Society of Friends, A Brief Sketch of the Efforts of the Philadelphia Yearly Meeting of the Religious Society of Friends, to Promote the Civilization and Improvement of the Indians. Philadelphia: Friends’ Book Store, 1879.

Eugene Vetromile, Ahiamihewintuhangan: The Prayer Song. New York: E. Dunigan & Brother, 1858.  Illustration: “Anda Dakkabin, Anda Skudewhambu. No Rum, No Fire-Water.”

Eugene Vetromile was a Jesuit missionary to the Penobscot and Passamaquoddy Indians of Maine, beginning in the 1850s.

Cherokee Writing System

Sequoya began developing a written Cherokee syllabary in 1809, believing that improving long-distance communication would help to reunite the Cherokee Nation. Developing a written language took Sequoya over a decade, with his first syllabary published in 1821.  Instantly popular, both Cherokee and missionaries learned and used the syllabary.  Sequoya’s syllabary has undergone multiple revisions, and is still used today.

Cherokee Alphabet : Characters as Arranged by the Inventor. Circa 1860. Language: Cherokee (Tsalagi).

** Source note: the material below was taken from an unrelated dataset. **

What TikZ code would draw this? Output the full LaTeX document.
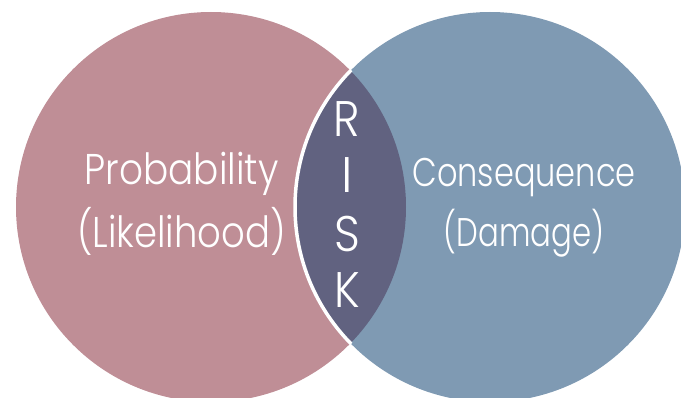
\documentclass[tikz,border=0pt]{standalone}
\usepackage{fontspec}
\setmainfont{Poppins}[UprightFont=* Light]
\definecolor{pinkc}{RGB}{191,142,150}
\definecolor{bluec}{RGB}{127,154,179}
\definecolor{lensc}{RGB}{97,98,128}
\tikzset{
  lbl/.style={text=white, inner sep=0pt, anchor=base, font=\fontsize{43}{43}\selectfont},
  lblr/.style={text=white, inner sep=0pt, anchor=base, font=\fontsize{40}{40}\selectfont},
  risk/.style={text=white, inner sep=0pt, anchor=base, font=\fontsize{50}{50}\selectfont}
}
\begin{document}
\begin{tikzpicture}[x=1pt,y=-1pt]
\useasboundingbox (0,0) rectangle (681,398);
\clip (0,0) rectangle (681,398);
\fill[pinkc] (211,207) circle [radius=195pt];
\fill[bluec] (490,207) circle [radius=195pt];
\begin{scope}
  \clip (211,207) circle [radius=195pt];
  \fill[lensc] (490,207) circle [radius=195pt];
\end{scope}
\begin{scope}
  \clip (211,207) circle [radius=196pt];
  \draw[white, line width=3.5pt] (490,207) circle [radius=195pt];
\end{scope}
\node[lbl, xscale=0.87] (prob) at (181.5,185) {Probability};
\node[lbl, xscale=0.86] (like) at (181.5,248) {(Likelihood)};
\node[lblr, xscale=0.80] (cons) at (524,187) {Consequence};
\node[lblr, xscale=0.77] (dam) at (524,247) {(Damage)};
\node[risk, xscale=0.9] (r) at (347,137) {R};
\node[risk] (i) at (347,193) {I};
\node[risk, xscale=0.9] (s) at (347,252) {S};
\node[risk, xscale=0.9] (k) at (347,308) {K};
\end{tikzpicture}
\end{document}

Printed guides of Sequoya’s syllabary, found in the papers of a New England missionary, were used by missionaries and others in contact with the Cherokees.

From the Blandina Diedrich Collection.

Horace A. Wentz manuscript, The Lords Prayer in Cherokee; January 1854. 

From the Blandina Diedrich Collection.

[New Testament printed in the Cherokee syllabary.] New York: American Bible Society, 1860. Language: Cherokee (Tsalagi).